● **DIRECTIONS FOR THIS TASK**: Retype each line of the material exactly, please, skipping any picture in it.
* begin *
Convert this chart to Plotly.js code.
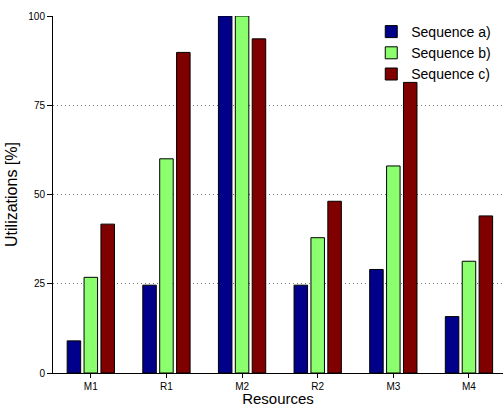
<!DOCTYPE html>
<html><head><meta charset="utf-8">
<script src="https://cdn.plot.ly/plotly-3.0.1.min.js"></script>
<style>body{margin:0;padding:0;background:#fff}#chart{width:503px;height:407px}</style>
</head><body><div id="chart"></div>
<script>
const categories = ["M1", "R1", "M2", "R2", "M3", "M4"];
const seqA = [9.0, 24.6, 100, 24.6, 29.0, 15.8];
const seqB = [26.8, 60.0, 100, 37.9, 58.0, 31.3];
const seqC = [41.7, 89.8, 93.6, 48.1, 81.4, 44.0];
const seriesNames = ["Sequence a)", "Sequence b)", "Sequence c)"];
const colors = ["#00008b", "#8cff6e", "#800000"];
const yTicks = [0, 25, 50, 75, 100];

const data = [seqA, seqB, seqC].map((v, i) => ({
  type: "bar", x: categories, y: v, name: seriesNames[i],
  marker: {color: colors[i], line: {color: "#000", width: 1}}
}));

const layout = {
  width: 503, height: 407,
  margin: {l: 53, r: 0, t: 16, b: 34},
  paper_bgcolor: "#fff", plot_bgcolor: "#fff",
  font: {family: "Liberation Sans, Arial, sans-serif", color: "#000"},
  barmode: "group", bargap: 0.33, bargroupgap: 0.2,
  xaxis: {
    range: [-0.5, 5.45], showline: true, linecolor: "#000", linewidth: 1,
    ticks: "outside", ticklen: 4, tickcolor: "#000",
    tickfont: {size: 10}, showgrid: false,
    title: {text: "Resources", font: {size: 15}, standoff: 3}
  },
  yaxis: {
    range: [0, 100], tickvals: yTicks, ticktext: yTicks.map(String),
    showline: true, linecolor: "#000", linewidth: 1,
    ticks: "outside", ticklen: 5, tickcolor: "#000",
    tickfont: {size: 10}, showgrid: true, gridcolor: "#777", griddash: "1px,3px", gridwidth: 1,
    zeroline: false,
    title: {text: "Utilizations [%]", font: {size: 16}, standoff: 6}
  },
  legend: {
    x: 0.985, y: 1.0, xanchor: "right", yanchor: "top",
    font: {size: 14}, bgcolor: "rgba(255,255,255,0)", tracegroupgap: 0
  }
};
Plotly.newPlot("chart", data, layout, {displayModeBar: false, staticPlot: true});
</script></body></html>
* end *
● **SOLUTION FOR THIS EXERCISE**:
Convert this chart to Plotly.js code.
<!DOCTYPE html>
<html><head><meta charset="utf-8">
<script src="https://cdn.plot.ly/plotly-3.0.1.min.js"></script>
<style>body{margin:0;padding:0;background:#fff}#chart{width:503px;height:407px}</style>
</head><body><div id="chart"></div>
<script>
const categories = ["M1", "R1", "M2", "R2", "M3", "M4"];
const seqA = [9.0, 24.6, 100, 24.6, 29.0, 15.8];
const seqB = [26.8, 60.0, 100, 37.9, 58.0, 31.3];
const seqC = [41.7, 89.8, 93.6, 48.1, 81.4, 44.0];
const seriesNames = ["Sequence a)", "Sequence b)", "Sequence c)"];
const colors = ["#00008b", "#8cff6e", "#800000"];
const yTicks = [0, 25, 50, 75, 100];

const data = [seqA, seqB, seqC].map((v, i) => ({
  type: "bar", x: categories, y: v, name: seriesNames[i],
  marker: {color: colors[i], line: {color: "#000", width: 1}}
}));

const layout = {
  width: 503, height: 407,
  margin: {l: 53, r: 0, t: 16, b: 34},
  paper_bgcolor: "#fff", plot_bgcolor: "#fff",
  font: {family: "Liberation Sans, Arial, sans-serif", color: "#000"},
  barmode: "group", bargap: 0.33, bargroupgap: 0.2,
  xaxis: {
    range: [-0.5, 5.45], showline: true, linecolor: "#000", linewidth: 1,
    ticks: "outside", ticklen: 4, tickcolor: "#000",
    tickfont: {size: 10}, showgrid: false,
    title: {text: "Resources", font: {size: 15}, standoff: 3}
  },
  yaxis: {
    range: [0, 100], tickvals: yTicks, ticktext: yTicks.map(String),
    showline: true, linecolor: "#000", linewidth: 1,
    ticks: "outside", ticklen: 5, tickcolor: "#000",
    tickfont: {size: 10}, showgrid: true, gridcolor: "#777", griddash: "1px,3px", gridwidth: 1,
    zeroline: false,
    title: {text: "Utilizations [%]", font: {size: 16}, standoff: 6}
  },
  legend: {
    x: 0.985, y: 1.0, xanchor: "right", yanchor: "top",
    font: {size: 14}, bgcolor: "rgba(255,255,255,0)", tracegroupgap: 0
  }
};
Plotly.newPlot("chart", data, layout, {displayModeBar: false, staticPlot: true});
</script></body></html>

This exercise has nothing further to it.